• [What you should do] Quote only the lines from the top of the listing below down to and including the line with "const barW = dayW * 0.9;".

-- Begin --

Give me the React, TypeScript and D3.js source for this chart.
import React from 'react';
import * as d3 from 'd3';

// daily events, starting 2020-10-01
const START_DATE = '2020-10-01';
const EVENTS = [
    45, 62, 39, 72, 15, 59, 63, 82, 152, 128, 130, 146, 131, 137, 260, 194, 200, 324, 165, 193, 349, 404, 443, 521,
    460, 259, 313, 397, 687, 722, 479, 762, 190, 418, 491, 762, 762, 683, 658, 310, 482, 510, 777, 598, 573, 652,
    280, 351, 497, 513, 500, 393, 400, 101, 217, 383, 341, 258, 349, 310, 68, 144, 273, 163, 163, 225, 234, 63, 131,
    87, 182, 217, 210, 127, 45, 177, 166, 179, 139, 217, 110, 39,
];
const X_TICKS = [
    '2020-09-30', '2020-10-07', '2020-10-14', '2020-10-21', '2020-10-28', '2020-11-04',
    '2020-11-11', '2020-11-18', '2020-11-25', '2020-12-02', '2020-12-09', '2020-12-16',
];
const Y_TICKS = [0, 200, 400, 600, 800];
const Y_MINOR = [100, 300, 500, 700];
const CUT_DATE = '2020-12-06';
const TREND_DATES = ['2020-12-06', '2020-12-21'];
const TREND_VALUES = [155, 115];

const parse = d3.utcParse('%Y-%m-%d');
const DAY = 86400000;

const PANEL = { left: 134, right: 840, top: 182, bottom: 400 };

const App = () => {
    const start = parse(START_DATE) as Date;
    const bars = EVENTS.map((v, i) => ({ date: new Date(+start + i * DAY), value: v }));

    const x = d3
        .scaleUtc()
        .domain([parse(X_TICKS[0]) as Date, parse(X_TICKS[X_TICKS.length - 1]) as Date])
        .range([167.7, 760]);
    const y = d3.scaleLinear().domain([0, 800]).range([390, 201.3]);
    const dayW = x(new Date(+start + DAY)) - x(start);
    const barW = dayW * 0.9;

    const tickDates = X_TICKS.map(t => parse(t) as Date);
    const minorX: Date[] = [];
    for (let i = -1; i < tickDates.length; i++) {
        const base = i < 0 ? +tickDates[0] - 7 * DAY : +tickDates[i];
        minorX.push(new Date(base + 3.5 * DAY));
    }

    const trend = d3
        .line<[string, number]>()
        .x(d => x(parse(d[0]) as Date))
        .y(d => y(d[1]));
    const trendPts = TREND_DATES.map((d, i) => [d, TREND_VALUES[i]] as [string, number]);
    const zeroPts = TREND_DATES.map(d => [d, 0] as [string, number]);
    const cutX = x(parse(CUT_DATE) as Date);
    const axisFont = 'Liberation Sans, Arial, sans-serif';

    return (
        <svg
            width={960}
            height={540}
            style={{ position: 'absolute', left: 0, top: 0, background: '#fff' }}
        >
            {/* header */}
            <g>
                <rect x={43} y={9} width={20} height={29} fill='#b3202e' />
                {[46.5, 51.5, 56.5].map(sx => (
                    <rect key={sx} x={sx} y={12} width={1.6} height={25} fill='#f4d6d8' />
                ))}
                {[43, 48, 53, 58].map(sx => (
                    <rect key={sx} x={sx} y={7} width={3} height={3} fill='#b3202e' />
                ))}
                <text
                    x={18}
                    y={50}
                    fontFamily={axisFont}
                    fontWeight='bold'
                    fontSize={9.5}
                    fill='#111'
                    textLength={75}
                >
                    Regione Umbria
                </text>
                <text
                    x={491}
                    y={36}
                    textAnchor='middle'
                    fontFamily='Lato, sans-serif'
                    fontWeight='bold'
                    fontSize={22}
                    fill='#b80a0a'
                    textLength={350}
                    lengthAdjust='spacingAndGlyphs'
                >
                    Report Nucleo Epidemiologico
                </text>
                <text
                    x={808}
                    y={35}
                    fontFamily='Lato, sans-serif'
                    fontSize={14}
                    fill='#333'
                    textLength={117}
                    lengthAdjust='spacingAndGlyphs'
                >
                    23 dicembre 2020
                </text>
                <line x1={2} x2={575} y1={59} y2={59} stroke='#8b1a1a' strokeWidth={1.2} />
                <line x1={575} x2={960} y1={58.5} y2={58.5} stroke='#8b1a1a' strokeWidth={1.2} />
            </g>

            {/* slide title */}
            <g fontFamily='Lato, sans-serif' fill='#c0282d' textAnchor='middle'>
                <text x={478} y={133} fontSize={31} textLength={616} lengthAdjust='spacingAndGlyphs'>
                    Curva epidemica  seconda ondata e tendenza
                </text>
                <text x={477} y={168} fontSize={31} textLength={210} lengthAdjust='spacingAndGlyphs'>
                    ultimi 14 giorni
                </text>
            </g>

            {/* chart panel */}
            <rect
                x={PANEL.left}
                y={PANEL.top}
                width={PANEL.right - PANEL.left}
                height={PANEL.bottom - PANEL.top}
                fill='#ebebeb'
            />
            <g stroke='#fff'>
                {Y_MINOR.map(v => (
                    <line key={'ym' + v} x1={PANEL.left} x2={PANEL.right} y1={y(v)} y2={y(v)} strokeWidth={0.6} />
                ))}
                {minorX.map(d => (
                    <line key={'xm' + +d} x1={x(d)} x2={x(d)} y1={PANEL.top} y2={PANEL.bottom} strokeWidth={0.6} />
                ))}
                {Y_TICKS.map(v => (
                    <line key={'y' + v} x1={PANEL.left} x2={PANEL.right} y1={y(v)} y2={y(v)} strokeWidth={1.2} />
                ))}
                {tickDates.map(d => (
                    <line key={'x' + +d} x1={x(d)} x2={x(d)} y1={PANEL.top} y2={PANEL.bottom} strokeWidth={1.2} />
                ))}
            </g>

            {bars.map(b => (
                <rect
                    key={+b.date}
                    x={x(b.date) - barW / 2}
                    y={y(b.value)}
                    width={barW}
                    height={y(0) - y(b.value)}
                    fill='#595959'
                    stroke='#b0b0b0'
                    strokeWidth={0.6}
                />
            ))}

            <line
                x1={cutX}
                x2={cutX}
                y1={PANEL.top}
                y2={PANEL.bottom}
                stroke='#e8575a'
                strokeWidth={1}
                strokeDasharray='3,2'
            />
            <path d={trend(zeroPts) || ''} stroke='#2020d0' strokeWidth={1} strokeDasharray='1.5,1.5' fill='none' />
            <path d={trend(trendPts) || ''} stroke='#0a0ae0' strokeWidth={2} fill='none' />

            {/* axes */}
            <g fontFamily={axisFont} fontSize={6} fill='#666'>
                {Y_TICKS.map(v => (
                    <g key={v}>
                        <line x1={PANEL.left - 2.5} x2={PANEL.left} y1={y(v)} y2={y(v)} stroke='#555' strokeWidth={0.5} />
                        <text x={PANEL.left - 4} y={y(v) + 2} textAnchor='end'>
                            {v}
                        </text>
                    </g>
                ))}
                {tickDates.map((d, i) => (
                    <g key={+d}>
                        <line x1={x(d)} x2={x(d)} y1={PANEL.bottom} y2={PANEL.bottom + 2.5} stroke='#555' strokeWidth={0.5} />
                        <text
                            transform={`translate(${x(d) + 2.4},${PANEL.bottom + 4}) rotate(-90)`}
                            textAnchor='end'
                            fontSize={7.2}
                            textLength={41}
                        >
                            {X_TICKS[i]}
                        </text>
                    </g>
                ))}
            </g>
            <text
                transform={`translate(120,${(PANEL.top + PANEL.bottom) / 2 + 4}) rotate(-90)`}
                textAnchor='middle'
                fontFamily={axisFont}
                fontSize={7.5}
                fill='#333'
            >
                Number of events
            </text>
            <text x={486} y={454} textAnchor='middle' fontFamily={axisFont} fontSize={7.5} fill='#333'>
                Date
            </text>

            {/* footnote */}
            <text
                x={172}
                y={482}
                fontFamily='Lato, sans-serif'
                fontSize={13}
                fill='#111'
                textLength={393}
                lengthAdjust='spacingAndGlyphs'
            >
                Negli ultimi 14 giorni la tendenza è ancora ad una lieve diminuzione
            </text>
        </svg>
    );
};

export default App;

-- End --

• [Output]
Give me the React, TypeScript and D3.js source for this chart.
import React from 'react';
import * as d3 from 'd3';

// daily events, starting 2020-10-01
const START_DATE = '2020-10-01';
const EVENTS = [
    45, 62, 39, 72, 15, 59, 63, 82, 152, 128, 130, 146, 131, 137, 260, 194, 200, 324, 165, 193, 349, 404, 443, 521,
    460, 259, 313, 397, 687, 722, 479, 762, 190, 418, 491, 762, 762, 683, 658, 310, 482, 510, 777, 598, 573, 652,
    280, 351, 497, 513, 500, 393, 400, 101, 217, 383, 341, 258, 349, 310, 68, 144, 273, 163, 163, 225, 234, 63, 131,
    87, 182, 217, 210, 127, 45, 177, 166, 179, 139, 217, 110, 39,
];
const X_TICKS = [
    '2020-09-30', '2020-10-07', '2020-10-14', '2020-10-21', '2020-10-28', '2020-11-04',
    '2020-11-11', '2020-11-18', '2020-11-25', '2020-12-02', '2020-12-09', '2020-12-16',
];
const Y_TICKS = [0, 200, 400, 600, 800];
const Y_MINOR = [100, 300, 500, 700];
const CUT_DATE = '2020-12-06';
const TREND_DATES = ['2020-12-06', '2020-12-21'];
const TREND_VALUES = [155, 115];

const parse = d3.utcParse('%Y-%m-%d');
const DAY = 86400000;

const PANEL = { left: 134, right: 840, top: 182, bottom: 400 };

const App = () => {
    const start = parse(START_DATE) as Date;
    const bars = EVENTS.map((v, i) => ({ date: new Date(+start + i * DAY), value: v }));

    const x = d3
        .scaleUtc()
        .domain([parse(X_TICKS[0]) as Date, parse(X_TICKS[X_TICKS.length - 1]) as Date])
        .range([167.7, 760]);
    const y = d3.scaleLinear().domain([0, 800]).range([390, 201.3]);
    const dayW = x(new Date(+start + DAY)) - x(start);
    const barW = dayW * 0.9;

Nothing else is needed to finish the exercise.